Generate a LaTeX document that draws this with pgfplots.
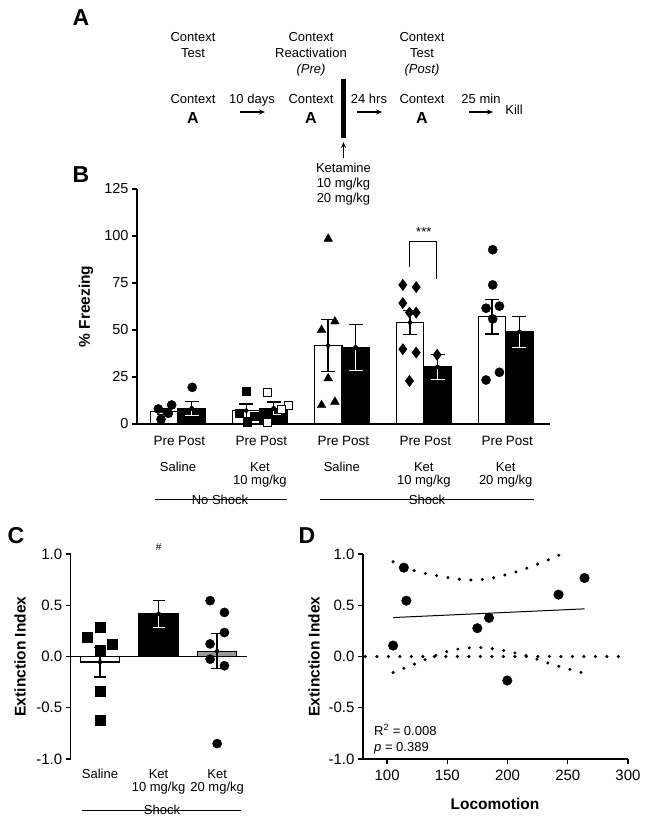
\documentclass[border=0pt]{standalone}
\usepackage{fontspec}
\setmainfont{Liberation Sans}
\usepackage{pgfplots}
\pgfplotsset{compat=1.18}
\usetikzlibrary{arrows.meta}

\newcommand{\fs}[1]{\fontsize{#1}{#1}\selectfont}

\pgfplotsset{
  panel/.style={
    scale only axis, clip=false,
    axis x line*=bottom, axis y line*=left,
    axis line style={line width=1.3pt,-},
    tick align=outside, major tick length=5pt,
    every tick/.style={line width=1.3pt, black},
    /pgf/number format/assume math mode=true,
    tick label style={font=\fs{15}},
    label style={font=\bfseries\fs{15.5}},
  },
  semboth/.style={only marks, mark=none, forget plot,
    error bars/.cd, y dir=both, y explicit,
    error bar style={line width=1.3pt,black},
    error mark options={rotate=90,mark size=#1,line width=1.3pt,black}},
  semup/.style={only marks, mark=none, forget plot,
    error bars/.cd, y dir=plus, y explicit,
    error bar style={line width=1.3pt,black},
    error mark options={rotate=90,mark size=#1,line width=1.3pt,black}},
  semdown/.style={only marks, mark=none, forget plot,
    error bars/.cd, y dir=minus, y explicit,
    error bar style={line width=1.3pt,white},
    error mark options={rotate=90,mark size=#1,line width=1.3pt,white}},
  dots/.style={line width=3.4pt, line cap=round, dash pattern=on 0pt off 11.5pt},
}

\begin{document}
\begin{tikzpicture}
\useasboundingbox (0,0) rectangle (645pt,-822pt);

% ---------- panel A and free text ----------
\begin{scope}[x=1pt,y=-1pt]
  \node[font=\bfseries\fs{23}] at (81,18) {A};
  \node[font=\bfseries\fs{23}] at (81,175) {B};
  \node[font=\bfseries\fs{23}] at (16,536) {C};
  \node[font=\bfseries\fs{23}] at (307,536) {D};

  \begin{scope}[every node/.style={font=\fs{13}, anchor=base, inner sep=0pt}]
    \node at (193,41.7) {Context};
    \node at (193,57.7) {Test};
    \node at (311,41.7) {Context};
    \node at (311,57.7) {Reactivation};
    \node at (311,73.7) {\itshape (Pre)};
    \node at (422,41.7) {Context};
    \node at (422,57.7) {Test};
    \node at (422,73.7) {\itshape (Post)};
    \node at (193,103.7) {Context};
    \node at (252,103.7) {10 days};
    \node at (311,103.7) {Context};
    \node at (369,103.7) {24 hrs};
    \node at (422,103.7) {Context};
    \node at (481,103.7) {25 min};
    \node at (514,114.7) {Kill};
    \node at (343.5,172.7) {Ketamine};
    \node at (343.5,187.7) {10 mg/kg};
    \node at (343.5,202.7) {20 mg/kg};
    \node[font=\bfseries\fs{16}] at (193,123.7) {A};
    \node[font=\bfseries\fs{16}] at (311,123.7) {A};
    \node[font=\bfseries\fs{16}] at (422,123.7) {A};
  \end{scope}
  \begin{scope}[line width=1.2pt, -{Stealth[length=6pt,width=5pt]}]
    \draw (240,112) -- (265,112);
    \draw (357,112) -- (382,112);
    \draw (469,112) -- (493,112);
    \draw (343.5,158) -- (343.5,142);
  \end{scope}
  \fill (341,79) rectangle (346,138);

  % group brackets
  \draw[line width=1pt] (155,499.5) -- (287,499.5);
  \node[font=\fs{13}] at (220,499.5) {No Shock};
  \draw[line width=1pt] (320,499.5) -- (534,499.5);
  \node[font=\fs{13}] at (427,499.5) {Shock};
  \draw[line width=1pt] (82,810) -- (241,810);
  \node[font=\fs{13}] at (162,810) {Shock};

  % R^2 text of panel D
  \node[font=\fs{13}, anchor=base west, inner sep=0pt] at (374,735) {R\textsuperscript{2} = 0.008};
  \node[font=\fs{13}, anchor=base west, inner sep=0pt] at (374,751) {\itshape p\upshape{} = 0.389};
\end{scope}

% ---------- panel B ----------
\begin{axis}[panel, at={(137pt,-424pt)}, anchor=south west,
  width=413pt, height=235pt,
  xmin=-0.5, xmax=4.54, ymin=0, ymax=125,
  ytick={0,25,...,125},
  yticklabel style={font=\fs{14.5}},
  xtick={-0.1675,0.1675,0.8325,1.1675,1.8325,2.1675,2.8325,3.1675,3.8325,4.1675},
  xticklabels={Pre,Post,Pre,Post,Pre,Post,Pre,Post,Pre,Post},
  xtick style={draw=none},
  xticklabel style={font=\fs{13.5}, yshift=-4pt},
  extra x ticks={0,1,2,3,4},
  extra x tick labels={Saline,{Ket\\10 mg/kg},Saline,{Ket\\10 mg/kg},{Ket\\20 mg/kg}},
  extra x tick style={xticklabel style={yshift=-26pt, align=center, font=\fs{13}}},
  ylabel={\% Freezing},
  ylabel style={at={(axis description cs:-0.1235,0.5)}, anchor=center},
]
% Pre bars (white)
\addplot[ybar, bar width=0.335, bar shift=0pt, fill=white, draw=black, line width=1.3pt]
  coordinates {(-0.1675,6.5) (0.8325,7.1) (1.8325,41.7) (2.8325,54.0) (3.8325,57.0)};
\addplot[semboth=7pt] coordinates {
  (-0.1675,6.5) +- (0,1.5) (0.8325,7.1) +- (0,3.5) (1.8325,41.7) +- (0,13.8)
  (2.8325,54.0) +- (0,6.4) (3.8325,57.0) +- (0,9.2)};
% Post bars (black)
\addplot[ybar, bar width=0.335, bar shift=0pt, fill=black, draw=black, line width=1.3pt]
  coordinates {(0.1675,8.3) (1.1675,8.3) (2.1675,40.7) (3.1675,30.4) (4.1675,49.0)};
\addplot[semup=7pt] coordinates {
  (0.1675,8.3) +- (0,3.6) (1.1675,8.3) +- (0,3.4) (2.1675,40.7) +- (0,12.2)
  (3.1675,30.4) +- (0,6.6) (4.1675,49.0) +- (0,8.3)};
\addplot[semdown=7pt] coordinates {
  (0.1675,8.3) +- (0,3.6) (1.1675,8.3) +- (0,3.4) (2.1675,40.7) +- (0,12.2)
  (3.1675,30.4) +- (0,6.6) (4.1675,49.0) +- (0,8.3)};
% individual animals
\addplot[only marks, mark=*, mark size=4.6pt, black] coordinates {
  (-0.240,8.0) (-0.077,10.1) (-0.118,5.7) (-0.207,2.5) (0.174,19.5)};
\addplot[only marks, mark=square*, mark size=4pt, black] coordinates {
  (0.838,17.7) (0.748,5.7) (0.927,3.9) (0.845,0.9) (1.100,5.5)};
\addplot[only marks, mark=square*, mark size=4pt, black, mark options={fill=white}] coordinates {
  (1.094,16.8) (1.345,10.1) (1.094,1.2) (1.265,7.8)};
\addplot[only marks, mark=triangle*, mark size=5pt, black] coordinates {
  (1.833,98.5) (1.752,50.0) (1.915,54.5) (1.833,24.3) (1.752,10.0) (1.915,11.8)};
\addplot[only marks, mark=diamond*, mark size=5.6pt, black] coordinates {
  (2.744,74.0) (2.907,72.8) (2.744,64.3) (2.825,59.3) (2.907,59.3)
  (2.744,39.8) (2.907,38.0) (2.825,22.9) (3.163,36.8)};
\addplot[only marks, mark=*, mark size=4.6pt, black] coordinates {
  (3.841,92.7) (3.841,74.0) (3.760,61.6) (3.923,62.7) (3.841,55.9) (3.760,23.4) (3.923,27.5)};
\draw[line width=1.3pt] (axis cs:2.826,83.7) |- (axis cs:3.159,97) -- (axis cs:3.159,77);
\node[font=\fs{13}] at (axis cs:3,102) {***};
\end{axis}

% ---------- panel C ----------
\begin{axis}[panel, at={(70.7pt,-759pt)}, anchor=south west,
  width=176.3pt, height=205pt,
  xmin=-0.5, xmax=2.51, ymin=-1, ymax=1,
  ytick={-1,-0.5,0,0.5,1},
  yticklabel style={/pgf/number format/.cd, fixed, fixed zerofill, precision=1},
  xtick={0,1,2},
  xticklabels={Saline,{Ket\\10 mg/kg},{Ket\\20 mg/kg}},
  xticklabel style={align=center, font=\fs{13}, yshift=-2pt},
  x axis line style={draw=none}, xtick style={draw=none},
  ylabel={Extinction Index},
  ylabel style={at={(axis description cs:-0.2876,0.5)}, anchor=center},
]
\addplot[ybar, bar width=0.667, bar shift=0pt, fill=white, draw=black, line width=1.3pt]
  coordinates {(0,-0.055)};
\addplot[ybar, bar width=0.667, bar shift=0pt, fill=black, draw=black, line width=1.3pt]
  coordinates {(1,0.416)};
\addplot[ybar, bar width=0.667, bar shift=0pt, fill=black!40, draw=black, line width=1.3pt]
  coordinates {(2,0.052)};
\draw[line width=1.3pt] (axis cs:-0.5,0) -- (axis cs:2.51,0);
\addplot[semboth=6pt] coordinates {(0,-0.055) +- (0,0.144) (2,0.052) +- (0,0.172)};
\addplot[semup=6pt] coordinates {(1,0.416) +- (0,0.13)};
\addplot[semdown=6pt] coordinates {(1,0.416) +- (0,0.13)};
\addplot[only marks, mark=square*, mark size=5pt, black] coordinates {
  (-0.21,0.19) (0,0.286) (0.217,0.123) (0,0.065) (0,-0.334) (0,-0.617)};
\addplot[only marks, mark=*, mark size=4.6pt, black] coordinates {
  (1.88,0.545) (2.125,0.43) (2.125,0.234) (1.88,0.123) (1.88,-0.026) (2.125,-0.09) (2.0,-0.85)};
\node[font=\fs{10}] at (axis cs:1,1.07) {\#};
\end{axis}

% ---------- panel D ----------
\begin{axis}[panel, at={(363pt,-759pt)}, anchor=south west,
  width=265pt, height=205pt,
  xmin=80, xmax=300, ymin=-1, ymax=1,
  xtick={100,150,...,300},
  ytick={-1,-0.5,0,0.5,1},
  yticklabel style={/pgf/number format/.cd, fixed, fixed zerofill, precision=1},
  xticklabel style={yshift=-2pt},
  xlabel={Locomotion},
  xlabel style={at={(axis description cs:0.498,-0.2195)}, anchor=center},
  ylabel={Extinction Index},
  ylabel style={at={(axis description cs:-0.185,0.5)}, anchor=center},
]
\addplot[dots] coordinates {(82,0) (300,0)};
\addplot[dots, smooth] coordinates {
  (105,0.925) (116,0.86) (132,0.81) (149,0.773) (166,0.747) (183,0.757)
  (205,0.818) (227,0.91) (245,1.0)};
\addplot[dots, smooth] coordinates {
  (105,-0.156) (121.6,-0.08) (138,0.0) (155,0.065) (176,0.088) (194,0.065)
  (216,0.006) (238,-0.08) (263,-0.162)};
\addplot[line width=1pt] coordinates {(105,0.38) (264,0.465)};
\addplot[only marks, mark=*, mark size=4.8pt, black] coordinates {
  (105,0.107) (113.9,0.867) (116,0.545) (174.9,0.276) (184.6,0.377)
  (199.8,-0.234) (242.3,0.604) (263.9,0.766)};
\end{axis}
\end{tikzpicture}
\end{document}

_ _ _ _ _ _ _

● **Short problem**
From the opening line of the listing above through the line bearing "(0,0) rectangle (645pt,-822pt);", repeat each line exactly. Drop every picture.

● **Exercise result**
Generate a LaTeX document that draws this with pgfplots.
\documentclass[border=0pt]{standalone}
\usepackage{fontspec}
\setmainfont{Liberation Sans}
\usepackage{pgfplots}
\pgfplotsset{compat=1.18}
\usetikzlibrary{arrows.meta}

\newcommand{\fs}[1]{\fontsize{#1}{#1}\selectfont}

\pgfplotsset{
  panel/.style={
    scale only axis, clip=false,
    axis x line*=bottom, axis y line*=left,
    axis line style={line width=1.3pt,-},
    tick align=outside, major tick length=5pt,
    every tick/.style={line width=1.3pt, black},
    /pgf/number format/assume math mode=true,
    tick label style={font=\fs{15}},
    label style={font=\bfseries\fs{15.5}},
  },
  semboth/.style={only marks, mark=none, forget plot,
    error bars/.cd, y dir=both, y explicit,
    error bar style={line width=1.3pt,black},
    error mark options={rotate=90,mark size=#1,line width=1.3pt,black}},
  semup/.style={only marks, mark=none, forget plot,
    error bars/.cd, y dir=plus, y explicit,
    error bar style={line width=1.3pt,black},
    error mark options={rotate=90,mark size=#1,line width=1.3pt,black}},
  semdown/.style={only marks, mark=none, forget plot,
    error bars/.cd, y dir=minus, y explicit,
    error bar style={line width=1.3pt,white},
    error mark options={rotate=90,mark size=#1,line width=1.3pt,white}},
  dots/.style={line width=3.4pt, line cap=round, dash pattern=on 0pt off 11.5pt},
}

\begin{document}
\begin{tikzpicture}
\useasboundingbox (0,0) rectangle (645pt,-822pt);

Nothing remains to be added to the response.